Home

 › 

Articles

 › 

Can Fighting Games Adapt to Avoid a KO?

Can Fighting Games Adapt to Avoid a KO?

Fighting game players have always understood the value of a worthy adversary. You can be the best in the world, but if there’s no one challenging you to get better and truly testing your abilities, it doesn’t really amount to much. It’s fitting, then, that fighting games themselves have a truly formidable rival that has challenged them time and time again: the future. And it’s back for another round.

The first big heyday for the genre was ended by the death of the arcade, as home games caught up and the economics of running a dedicated game center started to be less and less favorable. As a fighting game, how do you develop a community without a gathering place? How do you meet and challenge people without quarters and whispered reputations at the local mall or bar? It needed a new infrastructure to drive what it had long had through more organic means.

Then it struggled to define itself in a world of full-featured boxed releases by figuring out what sort of content outside of traditional head-to-head play made sense and what didn’t for games that truly did boil down to 60 seconds of versus mode over and over. Is it totally unrelated minigames? A story? In-depth training? It took a lot of attempts to land on some options that enhanced the experience rather than detracting from it. And online play! This fight may still be ongoing, but the early years of developing decent net code to support the needs of this particular sort of bloodsport were much more challenging than the sorts of games crafted in the online era.

As we look toward our future, fighting games are once again the harshest targets of the looming crisis: streaming lag. While services like Google Stadia and PlayStation Now offer play that has less of a problem than many might expect, the fighting genre is highly sensitive to even the smallest hiccups and delays. We’re already seeing the shift from “look at how realistic our cars are” to “look at how playable this fighting game is” as a benchmark of advancing technology, but these are still done in controlled situations and simply aren’t ideal for rural areas or high-traffic situations like, say, big tournaments.
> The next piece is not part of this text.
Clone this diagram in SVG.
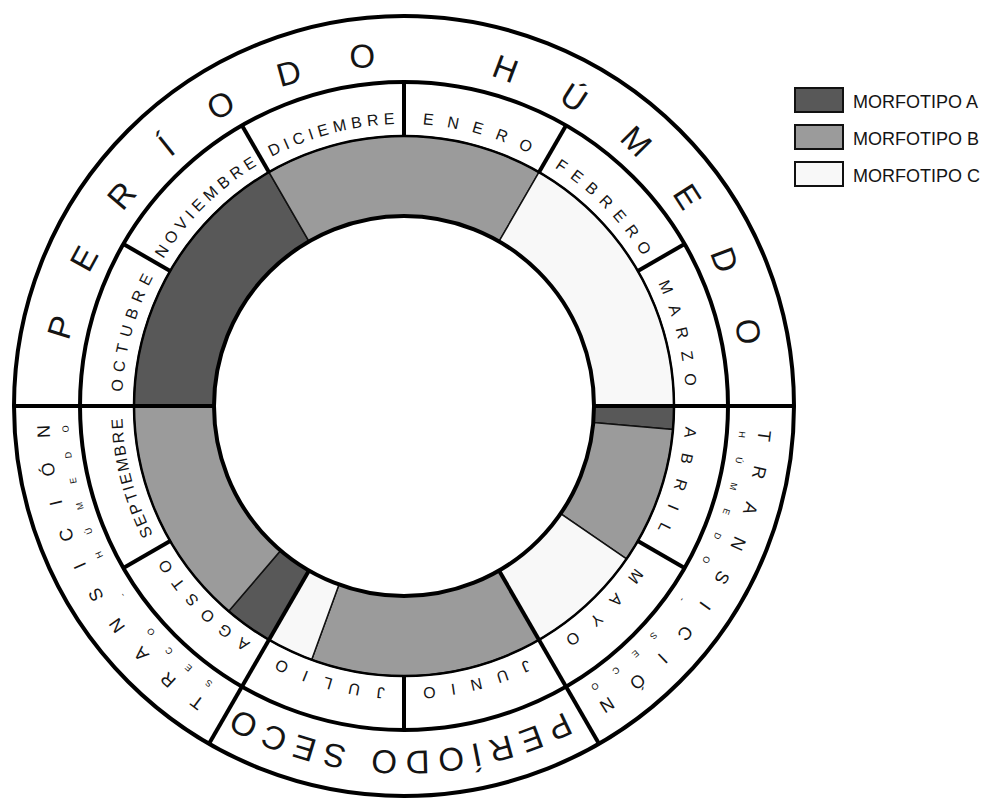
<svg xmlns="http://www.w3.org/2000/svg" xmlns:xlink="http://www.w3.org/1999/xlink" width="989" height="798" viewBox="0 0 989 798">
<style>
text{font-family:"Liberation Sans",Arial,sans-serif;fill:#141414;}
.mes{font-size:16px;}
.big{font-size:33px;}
.tr{font-size:18px;}
.sm{font-size:9px;}
.leg{font-size:18px;}
.a{fill:#585858;}
.b{fill:#9b9b9b;}
.c{fill:#f8f8f8;}
.sec{stroke:#111;stroke-width:1.5;}
.ring{fill:none;stroke:#000;}
.sep{stroke:#000;stroke-width:4;stroke-linecap:butt;}
.box{stroke:#111;stroke-width:2;}
</style>
<defs>
<path id="p282" d="M 122 406 A 282 282 0 1 1 686 406 A 282 282 0 1 1 122 406"/>
<path id="p340" d="M 64 406 A 340 340 0 1 1 744 406 A 340 340 0 1 1 64 406"/>
<path id="p345" d="M 59 406 A 345 345 0 1 1 749 406 A 345 345 0 1 1 59 406"/>
<path id="p355" d="M 49 406 A 355 355 0 1 1 759 406 A 355 355 0 1 1 49 406"/>
<path id="p336" d="M 68 406 A 336 336 0 1 1 740 406 A 336 336 0 1 1 68 406"/>
</defs>
<rect width="989" height="798" fill="#fff"/>
<g id="datos">
<path class="a sec" d="M 134 406 A 270 270 0 0 1 269 172.17 L 309 241.45 A 190 190 0 0 0 214 406 Z"/>
<path class="b sec" d="M 269 172.17 A 270 270 0 0 1 539 172.17 L 499 241.45 A 190 190 0 0 0 309 241.45 Z"/>
<path class="c sec" d="M 539 172.17 A 270 270 0 0 1 674 406 L 594 406 A 190 190 0 0 0 499 241.45 Z"/>
<path class="a sec" d="M 674 406 A 270 270 0 0 1 672.97 429.53 L 593.28 422.56 A 190 190 0 0 0 594 406 Z"/>
<path class="b sec" d="M 672.97 429.53 A 270 270 0 0 1 626.52 558.93 L 560.58 513.62 A 190 190 0 0 0 593.28 422.56 Z"/>
<path class="c sec" d="M 626.52 558.93 A 270 270 0 0 1 539 639.83 L 499 570.55 A 190 190 0 0 0 560.58 513.62 Z"/>
<path class="b sec" d="M 539 639.83 A 270 270 0 0 1 311.65 659.72 L 339.02 584.54 A 190 190 0 0 0 499 570.55 Z"/>
<path class="c sec" d="M 311.65 659.72 A 270 270 0 0 1 269 639.83 L 309 570.55 A 190 190 0 0 0 339.02 584.54 Z"/>
<path class="a sec" d="M 269 639.83 A 270 270 0 0 1 228.65 611.31 L 280.6 550.48 A 190 190 0 0 0 309 570.55 Z"/>
<path class="b sec" d="M 228.65 611.31 A 270 270 0 0 1 134 406 L 214 406 A 190 190 0 0 0 280.6 550.48 Z"/>
</g>
<g id="conectores">
<circle class="ring" cx="404" cy="406" r="190" stroke-width="4"/>
<circle class="ring" cx="404" cy="406" r="270" stroke-width="2.5"/>
<circle class="ring" cx="404" cy="406" r="324" stroke-width="4"/>
<circle class="ring" cx="404" cy="406" r="390" stroke-width="4"/>
<line class="sep" x1="14" y1="406" x2="214" y2="406"/>
<line class="sep" x1="594" y1="406" x2="794" y2="406"/>
<line class="sep" x1="499" y1="570.55" x2="599" y2="743.75"/>
<line class="sep" x1="309" y1="570.55" x2="209" y2="743.75"/>
<line class="sep" x1="170.17" y1="271" x2="123.41" y2="244"/>
<line class="sep" x1="269" y1="172.17" x2="242" y2="125.41"/>
<line class="sep" x1="404" y1="136" x2="404" y2="82"/>
<line class="sep" x1="539" y1="172.17" x2="566" y2="125.41"/>
<line class="sep" x1="637.83" y1="271" x2="684.59" y2="244"/>
<line class="sep" x1="637.83" y1="541" x2="684.59" y2="568"/>
<line class="sep" x1="404" y1="676" x2="404" y2="730"/>
<line class="sep" x1="170.17" y1="541" x2="123.41" y2="568"/>
</g>
<g id="mes-octubre"><text class="mes" text-anchor="middle" letter-spacing="6.9"><textPath xlink:href="#p282" startOffset="77.3">OCTUBRE</textPath></text></g>
<g id="mes-noviembre"><text class="mes" text-anchor="middle" letter-spacing="4.7"><textPath xlink:href="#p282" startOffset="223.8">NOVIEMBRE</textPath></text></g>
<g id="mes-diciembre"><text class="mes" text-anchor="middle" letter-spacing="4.9"><textPath xlink:href="#p282" startOffset="371.6">DICIEMBRE</textPath></text></g>
<g id="mes-enero"><text class="mes" text-anchor="middle" letter-spacing="13.5"><textPath xlink:href="#p282" startOffset="523.5">ENERO</textPath></text></g>
<g id="mes-febrero"><text class="mes" text-anchor="middle" letter-spacing="8.1"><textPath xlink:href="#p282" startOffset="668.5">FEBRERO</textPath></text></g>
<g id="mes-marzo"><text class="mes" text-anchor="middle" letter-spacing="12.3"><textPath xlink:href="#p282" startOffset="818.2">MARZO</textPath></text></g>
<g id="mes-abril"><text class="mes" text-anchor="middle" letter-spacing="15.2"><textPath xlink:href="#p282" startOffset="967.4">ABRIL</textPath></text></g>
<g id="mes-mayo"><text class="mes" text-anchor="middle" letter-spacing="18.1"><textPath xlink:href="#p282" startOffset="1116.5">MAYO</textPath></text></g>
<g id="mes-junio"><text class="mes" text-anchor="middle" letter-spacing="15.2"><textPath xlink:href="#p282" startOffset="1262.7">JUNIO</textPath></text></g>
<g id="mes-julio"><text class="mes" text-anchor="middle" letter-spacing="16.45"><textPath xlink:href="#p282" startOffset="1410.9">JULIO</textPath></text></g>
<g id="mes-agosto"><text class="mes" text-anchor="middle" letter-spacing="10.3"><textPath xlink:href="#p282" startOffset="1555.5">AGOSTO</textPath></text></g>
<g id="mes-septiembre"><text class="mes" text-anchor="middle" letter-spacing="2"><textPath xlink:href="#p282" startOffset="1699">SEPTIEMBRE</textPath></text></g>
<g id="periodo-humedo"><text class="big" text-anchor="middle" letter-spacing="48" word-spacing="10"><textPath xlink:href="#p340" startOffset="560.1">PERÍODO HÚMEDO</textPath></text></g>
<g id="periodo-seco"><text class="big" text-anchor="middle" letter-spacing="7.8"><textPath xlink:href="#p345" startOffset="1632.4">PERÍODO SECO</textPath></text></g>
<g id="transicion-humedo-seco">
<text class="tr" text-anchor="middle" letter-spacing="24.1"><textPath xlink:href="#p355" startOffset="1314.7">TRANSICIÓN</textPath></text>
<text class="sm" text-anchor="middle" letter-spacing="19.3"><textPath xlink:href="#p336" startOffset="1242.4">HÚMEDO - SECO</textPath></text>
</g>
<g id="transicion-seco-humedo">
<text class="tr" text-anchor="middle" letter-spacing="24.1"><textPath xlink:href="#p355" startOffset="2058.8">TRANSICIÓN</textPath></text>
<text class="sm" text-anchor="middle" letter-spacing="19.3"><textPath xlink:href="#p336" startOffset="1947.9">SECO - HÚMEDO</textPath></text>
</g>
<g id="leyenda">
<g id="leyenda-a"><rect class="a box" x="795" y="88" width="48" height="24"/><text class="leg" x="853" y="107.5">MORFOTIPO A</text></g>
<g id="leyenda-b"><rect class="b box" x="795" y="125" width="48" height="24"/><text class="leg" x="853" y="144.5">MORFOTIPO B</text></g>
<g id="leyenda-c"><rect class="c box" x="795" y="162" width="48" height="24"/><text class="leg" x="853" y="181.5">MORFOTIPO C</text></g>
</g>
</svg>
And though it looks like local play isn’t going anywhere in the near future, it may not be wise to count on it forever.

Can Fighting Games Adapt to Avoid a KO?

So what will fighting games do to overcome a lag problem? Will a new style develop that’s less sensitive to the smallest timing changes, and what would that mean for high-tier play? Will it develop quasi-local technical solutions to get around the cloud infrastructure on which they’re run? Will they load server racks on trucks and drag them around to limit the problem at every event like EVO? Or will the community lean further into artificial intelligence solutions, building more accurate computer opponents from players’ behaviors to bridge the gap when same-room play isn’t possible or conditions aren’t great?

Even when the fighting genre has been knocked down, it’s managed to get back up again for another round, so the tenacity and long-term prospects of fighting games in general can’t really be questioned. But it will have to adapt, as it always has. And it seems its fate is to never stop fighting for its own existence.